» **Prompt**
Starting at the first line of the listing below, repeat each line up to and including the one containing "const dx = d3.scaleLinear().domain([0, 100]).range([0, 500]);". Leave out pictures.

» **Collected material**

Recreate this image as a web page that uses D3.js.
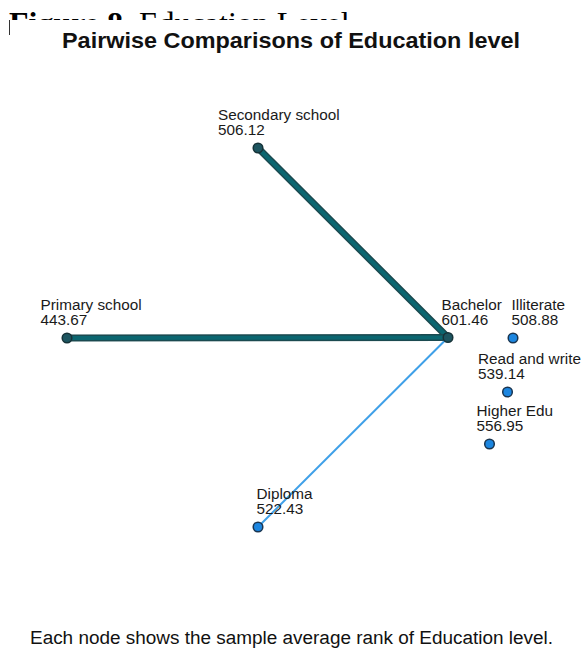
<!DOCTYPE html>
<html><head><meta charset="utf-8">
<script src="https://cdn.jsdelivr.net/npm/d3@7"></script>
<style>html,body{margin:0;padding:0;background:#fff;}svg{display:block;}</style>
</head><body>
<script>
// ---- data ----
const nodeNames = ["Secondary school","Primary school","Bachelor","Illiterate","Read and write","Higher Edu","Diploma"];
const meanRanks = [506.12, 443.67, 601.46, 508.88, 539.14, 556.95, 522.43];
// layout coordinates of the network (abstract units)
const layoutX = [43.6, 5.4, 81.6, 94.6, 93.5, 89.9, 43.6];
const layoutY = [9.6, 47.6, 47.5, 47.6, 58.4, 68.8, 85.4];
const labelDx = [-8, -5.3, -1.3, -0.3, -5.9, -2.6, -0.3];
// pairwise comparisons drawn as edges
const edgeFrom = ["Bachelor","Bachelor","Bachelor"];
const edgeTo = ["Secondary school","Primary school","Diploma"];
const edgeSig = [true, true, false];
const darkNodes = ["Secondary school","Primary school","Bachelor"];

const W = 587, H = 648;
const svg = d3.select("body").append("svg").attr("width", W).attr("height", H);

const x = d3.scaleLinear().domain([0, 100]).range([40, 540]);
const y = d3.scaleLinear().domain([0, 100]).range([100, 600]);
const dx = d3.scaleLinear().domain([0, 100]).range([0, 500]);

// header (clipped figure caption)
const defs = svg.append("defs");
defs.append("clipPath").attr("id", "hdr").append("rect").attr("x", 0).attr("y", 0).attr("width", W).attr("height", 20);
const hdr = svg.append("text").attr("clip-path", "url(#hdr)")
  .attr("x", 9).attr("y", 34)
  .style("font-family", "'Liberation Serif','Times New Roman',serif").style("font-size", "32px").attr("fill", "#000");
hdr.append("tspan").style("font-weight", "bold").text("Figure 8.");
hdr.append("tspan").text(" Education Level");
svg.append("line").attr("x1", 9.5).attr("x2", 9.5).attr("y1", 20).attr("y2", 35).attr("stroke", "#333").attr("stroke-width", 1);

// title
svg.append("text").attr("x", 62).attr("y", 48)
  .attr("textLength", 458).attr("lengthAdjust", "spacingAndGlyphs")
  .style("font-family", "'Liberation Sans',Arial,sans-serif").style("font-weight", "bold").style("font-size", "21.5px")
  .attr("fill", "#111").text("Pairwise Comparisons of Education level");

const nodes = nodeNames.map((n, i) => ({name: n, rank: meanRanks[i], x: x(layoutX[i]), y: y(layoutY[i]), ldx: dx(labelDx[i])}));
const byName = Object.fromEntries(nodes.map(d => [d.name, d]));
const edges = edgeFrom.map((f, i) => ({s: byName[f], t: byName[edgeTo[i]], sig: edgeSig[i]}));

const eg = svg.append("g");
edges.filter(e => e.sig).forEach(e => {
  eg.append("line").attr("x1", e.s.x).attr("y1", e.s.y).attr("x2", e.t.x).attr("y2", e.t.y)
    .attr("stroke", "#1b4a50").attr("stroke-width", 7).attr("stroke-linecap", "round");
  eg.append("line").attr("x1", e.s.x).attr("y1", e.s.y).attr("x2", e.t.x).attr("y2", e.t.y)
    .attr("stroke", "#0b6670").attr("stroke-width", 4).attr("stroke-linecap", "round");
});
edges.filter(e => !e.sig).forEach(e => {
  eg.append("line").attr("x1", e.s.x).attr("y1", e.s.y).attr("x2", e.t.x).attr("y2", e.t.y)
    .attr("stroke", "#3fa0e8").attr("stroke-width", 2);
});

const ng = svg.append("g");
ng.selectAll("circle").data(nodes).join("circle")
  .attr("cx", d => d.x).attr("cy", d => d.y).attr("r", 4.8)
  .attr("fill", d => darkNodes.includes(d.name) ? "#1d5560" : "#1c86e0")
  .attr("stroke", d => darkNodes.includes(d.name) ? "#163238" : "#1a3550").attr("stroke-width", 1.5);

const lg = svg.append("g").style("font-family", "'Liberation Sans',Arial,sans-serif").style("font-size", "15.3px").attr("fill", "#1a1a1a");
nodes.forEach(d => {
  lg.append("text").attr("x", d.x + d.ldx).attr("y", d.y - 28).text(d.name);
  lg.append("text").attr("x", d.x + d.ldx).attr("y", d.y - 13).text(d.rank.toFixed(2));
});

// footnote
svg.append("text").attr("x", 30).attr("y", 644)
  .attr("textLength", 523).attr("lengthAdjust", "spacingAndGlyphs")
  .style("font-family", "'Liberation Sans',Arial,sans-serif").style("font-size", "18px").attr("fill", "#111")
  .text("Each node shows the sample average rank of Education level.");
</script>
</body></html>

» **Written response**
Recreate this image as a web page that uses D3.js.
<!DOCTYPE html>
<html><head><meta charset="utf-8">
<script src="https://cdn.jsdelivr.net/npm/d3@7"></script>
<style>html,body{margin:0;padding:0;background:#fff;}svg{display:block;}</style>
</head><body>
<script>
// ---- data ----
const nodeNames = ["Secondary school","Primary school","Bachelor","Illiterate","Read and write","Higher Edu","Diploma"];
const meanRanks = [506.12, 443.67, 601.46, 508.88, 539.14, 556.95, 522.43];
// layout coordinates of the network (abstract units)
const layoutX = [43.6, 5.4, 81.6, 94.6, 93.5, 89.9, 43.6];
const layoutY = [9.6, 47.6, 47.5, 47.6, 58.4, 68.8, 85.4];
const labelDx = [-8, -5.3, -1.3, -0.3, -5.9, -2.6, -0.3];
// pairwise comparisons drawn as edges
const edgeFrom = ["Bachelor","Bachelor","Bachelor"];
const edgeTo = ["Secondary school","Primary school","Diploma"];
const edgeSig = [true, true, false];
const darkNodes = ["Secondary school","Primary school","Bachelor"];

const W = 587, H = 648;
const svg = d3.select("body").append("svg").attr("width", W).attr("height", H);

const x = d3.scaleLinear().domain([0, 100]).range([40, 540]);
const y = d3.scaleLinear().domain([0, 100]).range([100, 600]);
const dx = d3.scaleLinear().domain([0, 100]).range([0, 500]);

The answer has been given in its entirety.